The Court directed Fortis to publish in all its advertisements part of its Risk Factor No 3, including the statement that that “If the plaintiff (Anil Nanda) is successful, the merger and incorporation which made EHIRCL a for-profit limited company in April and May 2000, respectively, could be annulled, as could our (Fortis) acquisition of EHIRCL.” The Court’s direction came in the wake of an application by Anil Nanda challenging a “huge” advertisement in an English daily on April 3, 2007, “wherein the name of Escorts has been extensively used”.

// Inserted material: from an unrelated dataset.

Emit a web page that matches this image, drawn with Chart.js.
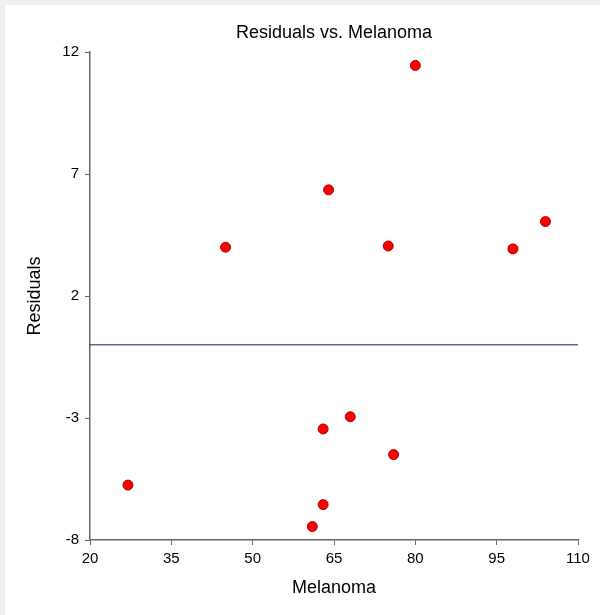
<!DOCTYPE html>
<html>
<head>
<meta charset="utf-8">
<script src="https://cdn.jsdelivr.net/npm/chart.js@4"></script>
<style>
  html, body { margin: 0; padding: 0; background: #f0f0f0; }
  #wrap { position: absolute; left: 5px; top: 5px; width: 595px; height: 610px; background: #fff; }
</style>
</head>
<body>
<div id="wrap"><canvas id="chart" width="595" height="610"></canvas></div>
<script>
// data
const melanoma  = [27, 45, 64, 75, 80, 98, 104, 68, 63, 76, 63, 61];
const residuals = [-5.75, 4.0, 6.35, 4.05, 11.45, 3.93, 5.05, -2.95, -3.45, -4.5, -6.55, -7.45];
const zeroLineX = [20, 110];
const zeroLineY = [0, 0];

const xRange = { min: 20, max: 110, step: 15 };
const yRange = { min: -8, max: 12, step: 5 };

const axisColor = '#666';
const font = 'Liberation Sans, Arial, sans-serif';

// title centred over the plot area, not the canvas
const titlePlugin = {
  id: 'plotTitle',
  afterDraw(chart) {
    const { ctx, chartArea } = chart;
    ctx.save();
    ctx.font = '18px ' + font;
    ctx.fillStyle = '#000';
    ctx.textAlign = 'center';
    ctx.textBaseline = 'middle';
    ctx.fillText('Residuals vs. Melanoma', (chartArea.left + chartArea.right) / 2, 28);
    ctx.restore();
  }
};

new Chart(document.getElementById('chart'), {
  type: 'scatter',
  data: {
    datasets: [
      {
        type: 'line',
        data: zeroLineX.map((x, i) => ({ x, y: zeroLineY[i] })),
        borderColor: '#1c1c6e',
        borderWidth: 1,
        pointRadius: 0,
        fill: false
      },
      {
        data: melanoma.map((x, i) => ({ x, y: residuals[i] })),
        backgroundColor: '#ff0000',
        borderColor: '#b00000',
        borderWidth: 1,
        pointRadius: 5
      }
    ]
  },
  options: {
    responsive: false,
    animation: false,
    layout: { padding: { left: 0, right: 22, top: 47, bottom: 0 } },
    plugins: { legend: { display: false }, tooltip: { enabled: false } },
    scales: {
      x: {
        type: 'linear',
        min: xRange.min, max: xRange.max,
        ticks: { stepSize: xRange.step, color: '#000', font: { family: font, size: 15 }, padding: 5, maxRotation: 0 },
        grid: { drawOnChartArea: false, color: axisColor, tickLength: 5 },
        border: { color: axisColor, width: 1.5 },
        title: { display: true, text: 'Melanoma', color: '#000', font: { family: font, size: 18 }, padding: { top: 8, bottom: 16 } },
        afterFit(scale) { scale.height = 75; }
      },
      y: {
        type: 'linear',
        min: yRange.min, max: yRange.max,
        ticks: { stepSize: yRange.step, color: '#000', font: { family: font, size: 15 }, padding: 6 },
        grid: { drawOnChartArea: false, color: axisColor, tickLength: 5 },
        border: { color: axisColor, width: 1.5 },
        title: { display: true, text: 'Residuals', color: '#000', font: { family: font, size: 18 }, padding: { top: 19, bottom: 0 } },
        afterFit(scale) { scale.width = 85; }
      }
    }
  },
  plugins: [titlePlugin]
});
</script>
</body>
</html>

“Fortis is acting in collusion with its co-parties, including EHIRCL, and attempting to raise substantial funds by exploiting the name, goodwill and income of Escorts Heart Institute, all of which belong to charity,” Anil Nanda had submitted in an application filed through his lawyer P K Bansal.
He had further submitted in his application that Fortis was taking undue benefit of the fact of the pending case by seeking to create new grounds and equities worth approximately Rs 500 crore to defeat the rights of charity and the public at large. Fortis had countered that all the information regarding the pending litigation had been disclosed in the Red Herring prospectus submitted to Securities and Exchange Board of India (Sebi). To this, Justice Mittal observed that it wasn’t enough and the matter must come in the advertisement in a manner “clearly discernible and legible to the public”.
She also made Fortis a party in the litigation while observing that its “presence before the court is necessary to enable an effectual and complete adjudication on the questions involved in the litigation”. The order was the result of apprehensions raised by Anil Nanda that Fortis, in collusion with EHIRC Ltd, was attempting to “thwart” the status quo order of the court by proposing the public issue on the ground that it was not a party to the suit.